Protest of 150,000 is 'small fry' but Kuwait's emir promises crackdown on corrupt family

Published October 24th, 2012 - 12:03 GMT
His Highness Nawaf Al-Ahmad Al-Jaber Al-Sabah
His Highness Nawaf Al-Ahmad Al-Jaber Al-Sabah

Kuwait’s Emir has pledged the full application of the law, insisting that no preferential treatment will be extended to anyone, including members of his own family.

“We are not enemies and Kuwait will always remain safe,” Shaikh Sabah Al Ahmad Al Sabah said. “We will make sure that nobody transgresses the law because it is above all. We do not have big names or small names and the law would apply to everyone. In fact, we have already applied it against two members of our family,” Shaikh Sabah told a gathering of diwaniya — a private social gathering hall— heads.

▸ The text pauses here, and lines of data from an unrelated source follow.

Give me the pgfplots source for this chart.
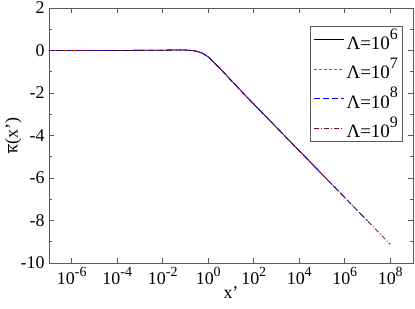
\documentclass[border=0pt]{standalone}
\usepackage{pgfplots}
\pgfplotsset{compat=1.18}
\usepackage{fontspec}
\setmainfont{Liberation Serif}
\definecolor{maroonx}{RGB}{103,7,72}
\definecolor{axgray}{RGB}{90,90,90}
\newcommand{\sx}[1]{10\raisebox{0.9ex}{\fontsize{14}{14}\selectfont #1}}
\newcommand{\lx}[1]{10\raisebox{1.2ex}{\fontsize{16}{16}\selectfont #1}}
\begin{document}
\begin{tikzpicture}[x=1bp,y=1bp]
\path[use as bounding box] (-49,-46) rectangle (366,263);
\begin{axis}[
  at={(0,0)}, anchor=south west,
  scale only axis, width=364bp, height=255bp,
  xmode=log, xmin=1e-7, xmax=1e9,
  ymin=-10, ymax=2,
  xtick={1e-6,1e-4,1e-2,1,1e2,1e4,1e6,1e8},
  xticklabels={\sx{-6},\sx{-4},\sx{-2},\sx{0},\sx{2},\sx{4},\sx{6},\sx{8}},
  minor xtick={},
  ytick={-10,-8,-6,-4,-2,0,2},
  yticklabels={-10,-8,-6,-4,-2,0,2},
  minor ytick={-9,-7,-5,-3,-1,1},
  tick align=inside,
  major tick length=5bp, minor tick length=3bp,
  every tick/.style={axgray, line width=0.7pt},
  axis line style={axgray, line width=0.8pt},
  ticklabel style={font=\fontsize{18}{20}\selectfont, text=black},
  xticklabel style={yshift=-1bp},
  yticklabel style={xshift=-1bp},
  xlabel={x'}, ylabel={$\overline{\mbox{κ}}$(x')},
  label style={font=\fontsize{18}{20}\selectfont},
  xlabel style={at={(0.5,0)}, anchor=north, yshift=-20bp},
  ylabel style={at={(0,0.5)}, anchor=south, xshift=0bp, yshift=24bp},
  legend style={at={(0.973,0.929)}, anchor=north east, draw=axgray, line width=0.7pt,
    font=\fontsize{19}{20}\selectfont, inner xsep=3bp, inner ysep=0bp, row sep=3bp,
    legend cell align=left},
  legend image code/.code={\draw[#1] (0bp,0bp) -- (30bp,0bp);},
]
\addplot[black, line width=0.8pt] coordinates {
(1e-7,0) (1e-6,0) (1e-5,0) (1e-4,0.002) (1e-3,0.006) (1e-2,0.015) (0.0316,0.02) (0.1,0.02)
(0.2,0.0) (0.316,-0.04) (0.562,-0.13) (1,-0.3) (1.78,-0.56) (3.16,-0.83) (5.62,-1.11) (10,-1.4)
(31.6,-1.97) (100,-2.52) (1000,-3.62) (1e4,-4.72) (1e5,-5.82)
};
\addlegendentry{Λ=\lx{6}}
\addplot[red!85, dash pattern=on 3bp off 2bp, line width=0.8pt] coordinates {
(1e-7,0) (1e-6,0) (1e-5,0) (1e-4,0.002) (1e-3,0.006) (1e-2,0.015) (0.0316,0.02) (0.1,0.02)
(0.2,0.0) (0.316,-0.04) (0.562,-0.13) (1,-0.3) (1.78,-0.56) (3.16,-0.83) (5.62,-1.11) (10,-1.4)
(31.6,-1.97) (100,-2.52) (1000,-3.62) (1e4,-4.72) (1e5,-5.82) (1e6,-6.92)
};
\addlegendentry{Λ=\lx{7}}
\addplot[blue, dash pattern=on 6bp off 3bp, line width=0.8pt] coordinates {
(1e-7,0) (1e-6,0) (1e-5,0) (1e-4,0.002) (1e-3,0.006) (1e-2,0.015) (0.0316,0.02) (0.1,0.02)
(0.2,0.0) (0.316,-0.04) (0.562,-0.13) (1,-0.3) (1.78,-0.56) (3.16,-0.83) (5.62,-1.11) (10,-1.4)
(31.6,-1.97) (100,-2.52) (1000,-3.62) (1e4,-4.72) (1e5,-5.82) (1e6,-6.92) (1e7,-8.02)
};
\addlegendentry{Λ=\lx{8}}
\addplot[maroonx, dash pattern=on 5bp off 2bp on 1bp off 2bp, line width=0.8pt] coordinates {
(1e-7,0) (1e-6,0) (1e-5,0) (1e-4,0.002) (1e-3,0.006) (1e-2,0.015) (0.0316,0.02) (0.1,0.02)
(0.2,0.0) (0.316,-0.04) (0.562,-0.13) (1,-0.3) (1.78,-0.56) (3.16,-0.83) (5.62,-1.11) (10,-1.4)
(31.6,-1.97) (100,-2.52) (1000,-3.62) (1e4,-4.72) (1e5,-5.82) (1e6,-6.92) (1e7,-8.02) (1e8,-9.12)
};
\addlegendentry{Λ=\lx{9}}
\end{axis}
\end{tikzpicture}
\end{document}
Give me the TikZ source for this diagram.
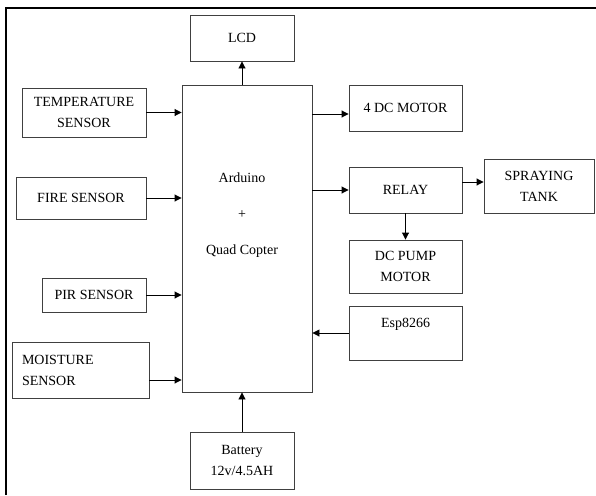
\documentclass[tikz,border=0pt]{standalone}
\usepackage{fontspec}
\setmainfont{Liberation Serif}
\usetikzlibrary{arrows.meta}

\begin{document}
\begin{tikzpicture}[x=1pt,y=-1pt,>={Triangle[length=7pt,width=7pt]},
  blk/.style={draw=black!75,line width=0.9pt,inner sep=0pt,align=center,font=\fontsize{14}{21}\selectfont},
  link/.style={->,line width=0.9pt}]
\useasboundingbox (0,0) rectangle (596,495);
% outer frame, cut off at the right and the bottom
\draw[line width=2.6pt] (6,495) -- (6,8) -- (596,8);
% controller in the middle
\node[blk,minimum width=130pt,minimum height=307pt] (ard) at (247,238.5) {};
\node[font=\fontsize{14}{36}\selectfont,align=center] (ardtxt) at (242,215) {Arduino\\+\\Quad Copter};
\node[blk,minimum width=104pt,minimum height=46pt] (lcd) at (242,38) {LCD};
\node[blk,minimum width=104pt,minimum height=57pt] (batt) at (242,460.5) {Battery\\12v/4.5AH};
% sensors on the left
\node[blk,minimum width=124pt,minimum height=49pt] (temp) at (84,112.5) {TEMPERATURE\\SENSOR};
\node[blk,minimum width=130pt,minimum height=42pt] (fire) at (81,198) {FIRE SENSOR};
\node[blk,minimum width=104pt,minimum height=34pt] (pir) at (94,295) {PIR SENSOR};
\node[blk,minimum width=137pt,minimum height=56pt,text width=117pt,inner xsep=10pt,align=left] (moist) at (80.5,370) {MOISTURE\\SENSOR};
% outputs on the right
\node[blk,minimum width=113pt,minimum height=46pt] (motor) at (405.5,108) {4 DC MOTOR};
\node[blk,minimum width=113pt,minimum height=46pt] (relay) at (405.5,190) {RELAY};
\node[blk,minimum width=110pt,minimum height=54pt] (tank) at (539,186) {SPRAYING\\TANK};
\node[blk,minimum width=113pt,minimum height=53pt] (pump) at (405.5,266.5) {DC PUMP\\MOTOR};
\node[blk,minimum width=113pt,minimum height=54pt] (esp) at (405.5,333) {Esp8266\\\mbox{}};
\coordinate (mo) at ([yshift=-6pt]motor.west);
\coordinate (rt) at ([yshift=8pt]relay.east);
\coordinate (ms) at ([yshift=-10pt]moist.east);
% connections
\draw[link] (ard.north -| lcd) -- (lcd.south);
\draw[link] (temp.east) -- (temp.east -| ard.west);
\draw[link] (fire.east) -- (fire.east -| ard.west);
\draw[link] (pir.east) -- (pir.east -| ard.west);
\draw[link] (ms) -- (ms -| ard.west);
\draw[link] (batt.north) -- (batt.north |- ard.south);
\draw[link] (ard.east |- mo) -- (mo);
\draw[link] (ard.east |- relay) -- (relay.west);
\draw[link] (rt) -- (rt -| tank.west);
\draw[link] (relay.south) -- (pump.north);
\draw[link] (esp.west) -- (esp.west -| ard.east);
\end{tikzpicture}
\end{document}
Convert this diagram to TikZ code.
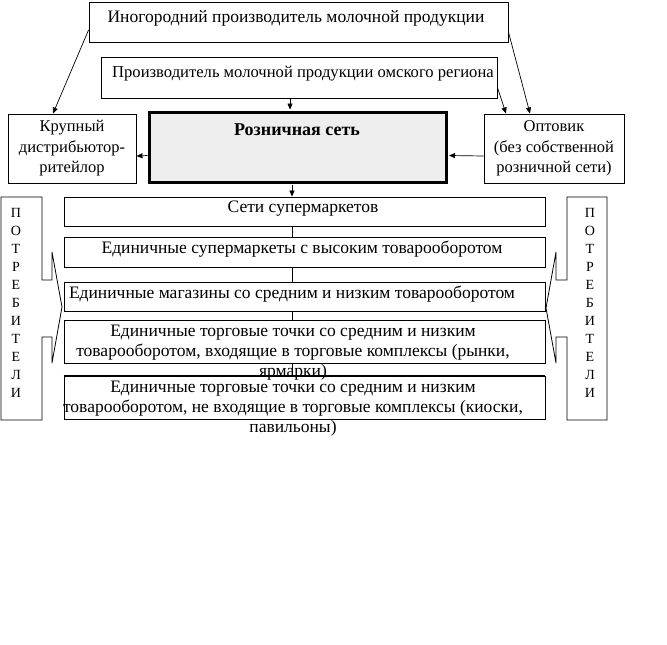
\documentclass[tikz,border=0pt]{standalone}
\usepackage{fontspec}
\setmainfont{Liberation Serif}
\usetikzlibrary{arrows.meta}
\begin{document}
\begin{tikzpicture}[x=1pt,y=-1pt,
  box/.style={draw, line width=0.9pt, inner sep=0pt},
  lbl/.style={inner sep=0pt, align=center, font=\fontsize{17.5}{20}\selectfont},
  sidelbl/.style={inner sep=0pt, align=center, font=\fontsize{16.5}{20.5}\selectfont},
  vlbl/.style={inner sep=0pt, align=center, font=\fontsize{14}{18}\selectfont},
  arr/.style={line width=0.7pt, -{Triangle[length=6pt,width=5pt]}},
  ln/.style={line width=0.8pt}]
\useasboundingbox (0,0) rectangle (667,645);

% top producers
\node[box, minimum width=419pt, minimum height=40pt] (A) at (298.5,22) {};
\node[lbl] (At) at (296,18) {Иногородний производитель молочной продукции};
\node[box, minimum width=396pt, minimum height=41pt] (B) at (299,77.5) {};
\node[lbl, font=\fontsize{16.6}{20}\selectfont] (Bt) at (303,74) {Производитель молочной продукции омского региона};

% middle row
\node[box, minimum width=128pt, minimum height=69pt, sidelbl] (K) at (72,148.5)
  {Крупный\\дистрибьютор-\\ритейлор};
\node[draw, line width=3pt, fill=gray!13, inner sep=0pt, minimum width=297pt, minimum height=70pt] (R) at (297.5,147) {};
\node[inner sep=0pt, font=\bfseries\fontsize{18}{20}\selectfont] (Rt) at (297,130) {Розничная сеть};
\node[box, minimum width=140pt, minimum height=69pt, sidelbl] (O) at (554,148.5)
  {Оптовик\\(без собственной\\розничной сети)};

% arrows from producers
\draw[arr] ([yshift=-8pt]A.west) -- ([xshift=-19pt]K.north);
\draw[arr] ([yshift=-10pt]A.east) -- ([xshift=-24pt]O.north);
\draw[arr] ([yshift=-10pt]B.east) -- ([xshift=-48pt]O.north);
\draw[arr] ([xshift=-9pt]B.south) -- ([xshift=-7.5pt,yshift=1pt]R.north);
\draw[arr] ([yshift=-8.5pt]R.west) -- ([yshift=-7.5pt]K.east);
\draw[arr] ([yshift=-7.5pt]O.west) -- ([yshift=-8.5pt,xshift=1.5pt]R.east);

% retail types
\node[box, minimum width=481pt, minimum height=29pt] (b1) at (304.5,211.5) {};
\node[lbl] (b1t) at (303,209) {Сети супермаркетов};
\node[box, minimum width=481pt, minimum height=30pt] (b2) at (304.5,252) {};
\node[lbl] (b2t) at (302,249) {Единичные супермаркеты с высоким товарооборотом};
\node[box, minimum width=481pt, minimum height=29pt] (b3) at (304.5,296.5) {};
\node[lbl] (b3t) at (292,294) {Единичные магазины со средним и низким товарооборотом};
\node[box, minimum width=481pt, minimum height=43pt] (b4) at (304.5,341.5) {};
\node[box, minimum width=481pt, minimum height=43pt] (b5) at (304.5,397.5) {};

\draw[arr] ([xshift=-5.5pt,yshift=-1pt]R.south) -- ([xshift=-12.5pt]b1.north);
\draw[ln] ([xshift=-12.5pt]b1.south) -- ([xshift=-12.5pt]b2.north);
\draw[ln] ([xshift=-12.5pt]b2.south) -- ([xshift=-12.5pt]b3.north);
\draw[ln] ([xshift=-12.5pt]b3.south) -- ([xshift=-12.5pt]b4.north);
\draw[ln] ([xshift=-12.5pt]b4.south) -- ([xshift=-12.5pt]b5.north);

\node[lbl, anchor=north] (b4t) at (293,324.5) {Единичные торговые точки со средним и низким\\товарооборотом, входящие в торговые комплексы (рынки,\\ярмарки)};
\node[lbl, anchor=north] (b5t) at (293,380.5) {Единичные торговые точки со средним и низким\\товарооборотом, не входящие в торговые комплексы (киоски,\\павильоны)};
\draw[ln] (b5.north west) -- (b5.north east);

% consumers
\draw[ln] (1,197) -- (42,197) -- (42,280) -- (52,280) -- (52,252) -- (62,307)
  -- (52,363) -- (52,337) -- (42,337) -- (42,420) -- (1,420) -- cycle;
\draw[ln] (607,197) -- (567,197) -- (567,280) -- (556,280) -- (556,252) -- (546,308)
  -- (556,363) -- (556,337) -- (567,337) -- (567,420) -- (607,420) -- cycle;
\node[vlbl] (cL) at (16,303) {П\\О\\Т\\Р\\Е\\Б\\И\\Т\\Е\\Л\\И};
\node[vlbl] (cR) at (590,303) {П\\О\\Т\\Р\\Е\\Б\\И\\Т\\Е\\Л\\И};
\end{tikzpicture}
\end{document}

“Please do speak out your views and opinions. We cannot do without them. We are not angels. So, if you have any view that would benefit Kuwait, please say it. The crown prince and I welcome your views,” he said.

The capital, Kuwait City, was this week rocked by the worst violent standoff between anti-riot police and demonstrators who wanted to push their way to the government’s seat to protest against the amendment of the 2006 electoral law through a necessity decree. The law up to last week gave each Kuwaiti voter the right to elect four candidates in parliamentary elections in the five constituencies. However, the new law limits the number of votes to one candidate and promotes the principle of “one man, one vote”.

The opposition claimed the amendment meant to have a more compliant parliament and pledged to take to the streets to press against any changes to the electoral law. On Sunday evening, three rallies were staged in the capital. Police used teargas and stun grenades to disperse the demonstrators who challenged instructions from the interior ministry to confine protests to the Irada Square and to avoid street rallies.

No final official figures about the casualties have been released, although 14 service men were believed to have sustained wounds in the violence.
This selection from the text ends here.